Richard Wentworth, Writing History, 2019, galvanized chicken wire, wood trestle leg, bricks, 20 7/8 × 33 7/8 × 29 7/8 ''.

Long before artists had Instagram, Richard Wentworth began documenting moments of accidental sculpture encountered on city streets, ultimately collecting them in his ongoing photo series “Making Do and Getting By.Banal yet uncanny, those abandoned household objects, tangles of construction debris, and DIY patch jobs described a kind of assemblage motivated not by taste, but by something more practical and desperate. The sculptures in “Lecciones Aprendidas” (Lessons Learned), Wentworth’s current show at Nogueras Blanchard, aim to emulate this provisional quality.

Writing History (all works cited, 2019) is composed of a feeble sawhorse turned on its side to rest upon a few stacked bricks, its thin metal joints straining under the weight of a thick roll of galvanized chicken wire. Other works hang high to be viewed from below, lending them an acute sense of precariousness. In An abrupt history of distribution, a cherry-red gas canister dangling from a desktop paper organizer first evokes one of Wile E. Coyote’s ACME bombs in mid-drop, until a cheerful graphic on its opposite side reveals that it contains only helium. In Echo Chamber, a paperback copy of Harold Nicolson’s Why Britain is at War appears encased inside a glass pitcher hanging from a steel rod near the ceiling. Written in 1939, the book was a polemical treatise in favor of Britain’s entry into World War II, but here the author’s reasoning is kept out of reach, and the question of “At war with whom?” is left to linger .  

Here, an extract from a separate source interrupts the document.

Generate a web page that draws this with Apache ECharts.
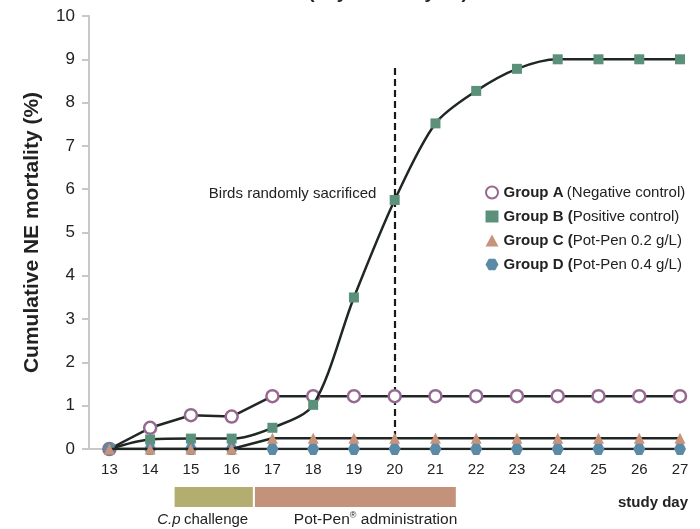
<!DOCTYPE html>
<html><head><meta charset="utf-8">
<script src="https://cdn.jsdelivr.net/npm/echarts@6/dist/echarts.min.js"></script>
<style>html,body{margin:0;padding:0;background:#fff}#c{width:700px;height:529px}</style>
</head><body><div id="c"></div>
<script>
const days = [13,14,15,16,17,18,19,20,21,22,23,24,25,26,27];
const groupA = [0,0.49,0.78,0.75,1.22,1.22,1.22,1.22,1.22,1.22,1.22,1.22,1.22,1.22,1.22];
const groupB = [0,0.22,0.24,0.24,0.49,1.02,3.5,5.75,7.52,8.27,8.78,9,9,9,9];
const groupC = [0,0,0,0,0.25,0.25,0.25,0.25,0.25,0.25,0.25,0.25,0.25,0.25,0.25];
const groupD = [0,0,0,0,0,0,0,0,0,0,0,0,0,0,0];
const groupNames = ['Group A','Group B','Group C','Group D'];
const groupDesc = ['(Negative control)','(Positive control)','(Pot-Pen 0.2 g/L)','(Pot-Pen 0.4 g/L)'];
const yTicks = [0,1,2,3,4,5,6,7,8,9,10];
const sacrificeDay = 20;
const sacrificeTop = 8.8;
const phases = [
  {name:'challenge', start:14.6, end:16.52, color:'#b3ad6f', labelAt:15.29},
  {name:'admin', start:16.57, end:21.5, color:'#c4917b', labelAt:19.53}
];
const FONT = '"Liberation Sans Narrow","Liberation Sans",Arial,sans-serif';
const pair = arr => days.map((d,i)=>[d,arr[i]]);
const hex = 'path://M-1,0 L-0.5,-0.866 L0.5,-0.866 L1,0 L0.5,0.866 L-0.5,0.866 Z';
const lineCol = '#1f2623';
const icons = ['circle','rect','triangle',hex];
const chart = echarts.init(document.getElementById('c'));
const option = {
  animation:false,
  textStyle:{fontFamily:FONT},
  title:{text:'(day 13 to day 27)', left:383, textAlign:'center', top:-22,
    textStyle:{fontFamily:FONT,fontSize:19,fontWeight:'bold',color:'#222'}},
  grid:{left:89,right:20,top:16,bottom:80},
  legend:{orient:'vertical', left:480, top:180, itemGap:9, itemWidth:13, itemHeight:12,
    data:groupNames.map((n,i)=>({name:n, icon:icons[i]})),
    formatter:function(n){const i=groupNames.indexOf(n);
      const d=groupDesc[i];
      if(i===0) return '{b|'+n+'} {n|'+d+'}';
      return '{b|'+n+' (}{n|'+d.slice(1)+'}';},
    textStyle:{rich:{b:{fontFamily:FONT,fontSize:15,fontWeight:'bold',color:'#222'},
      n:{fontFamily:FONT,fontSize:15,color:'#222'}}}},
  xAxis:{type:'value', min:12.5, max:27,
    axisLine:{show:true,lineStyle:{color:'#c6c8ca',width:2}},
    axisTick:{show:false}, splitLine:{show:false},
    axisLabel:{customValues:days, color:'#222', fontSize:15, margin:13, fontFamily:FONT},
    name:'study day', nameLocation:'end', nameGap:0,
    nameTextStyle:{fontFamily:FONT,fontSize:15,fontWeight:'bold',color:'#222',
      align:'right', verticalAlign:'top', padding:[46,-8,0,0]}},
  yAxis:{type:'value', min:0, max:10, interval:1,
    axisLine:{show:true,lineStyle:{color:'#c6c8ca',width:2}},
    axisTick:{show:true,length:7,lineStyle:{color:'#c6c8ca',width:2}},
    splitLine:{show:false},
    axisLabel:{color:'#222',fontSize:17,margin:14,fontFamily:FONT,
      formatter:v=>yTicks.includes(v)?String(v):''},
    name:'Cumulative NE mortality (%)', nameLocation:'middle', nameGap:46,
    nameTextStyle:{fontFamily:FONT,fontSize:21,fontWeight:'bold',color:'#222'}},
  series:[
    {name:'Group A', type:'line', data:pair(groupA), symbol:'circle', symbolSize:12, z:2,
      lineStyle:{color:lineCol,width:2.5},
      itemStyle:{color:'#fff',borderColor:'#95698f',borderWidth:2.5}},
    {name:'Group B', type:'line', data:pair(groupB), symbol:'rect', symbolSize:10, z:3, smooth:0.3,
      lineStyle:{color:lineCol,width:2.5},
      itemStyle:{color:'#5b917a'},
      markLine:{silent:true, symbol:'none', z:1, label:{show:false},
        lineStyle:{color:'#1a1a1a',type:[7,4],width:2.2},
        data:[[{coord:[sacrificeDay,0]},{coord:[sacrificeDay,sacrificeTop]}]]},
      markPoint:{silent:true, symbol:'circle', symbolSize:0,
        data:[{coord:[19.55,5.9]}],
        label:{show:true,position:'left',distance:0,formatter:'Birds randomly sacrificed',
          color:'#222',fontSize:15,fontFamily:FONT}}},
    {name:'Group D', type:'line', data:pair(groupD), symbol:hex, symbolSize:12, z:4,
      lineStyle:{color:lineCol,width:2.5},
      itemStyle:{color:'#5b8aa7'}},
    {name:'Group C', type:'line', data:pair(groupC), symbol:'triangle', symbolSize:11, z:5,
      lineStyle:{color:lineCol,width:2.5},
      itemStyle:{color:'#c8937b'}}
  ]
};
chart.setOption(option);
const px = v => chart.convertToPixel({xAxisIndex:0}, v);
const g = [];
phases.forEach(p=>{
  const x0 = px(p.start), x1 = px(p.end);
  g.push({type:'rect', shape:{x:x0,y:487,width:x1-x0,height:20}, style:{fill:p.color}});
});
g.push({type:'text', x:px(phases[0].labelAt), y:520, style:{text:'{i|C.p} {n|challenge}', align:'center', verticalAlign:'middle',
  rich:{i:{fontFamily:FONT,fontSize:15,fontStyle:'italic',fill:'#222'},n:{fontFamily:FONT,fontSize:15,fill:'#222'}}}});
g.push({type:'text', x:px(phases[1].labelAt), y:520, style:{text:'{n|Pot-Pen}{s|®}{n| administration}', align:'center', verticalAlign:'middle',
  rich:{n:{fontFamily:FONT,fontSize:15.5,fill:'#222'},s:{fontFamily:FONT,fontSize:9,fill:'#222',verticalAlign:'top',padding:[0,0,8,0]}}}});
chart.setOption({graphic:g});
</script></body></html>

Wentworth has taught art since the early 1970s, and his approach as artist-teacher is palpable throughout “Lecciones Aprendidas.” Accomplishing much with only a little, each piece doubles as a sharp object lesson on some sculptural principle: weight, tension, balance, interior, density. Seen now in the twilight of Brexit, the show also reads as an allegory for Wentworth’s own Englishness as something porous, prone to scattered bits of influence, partial translations, and dumb luck.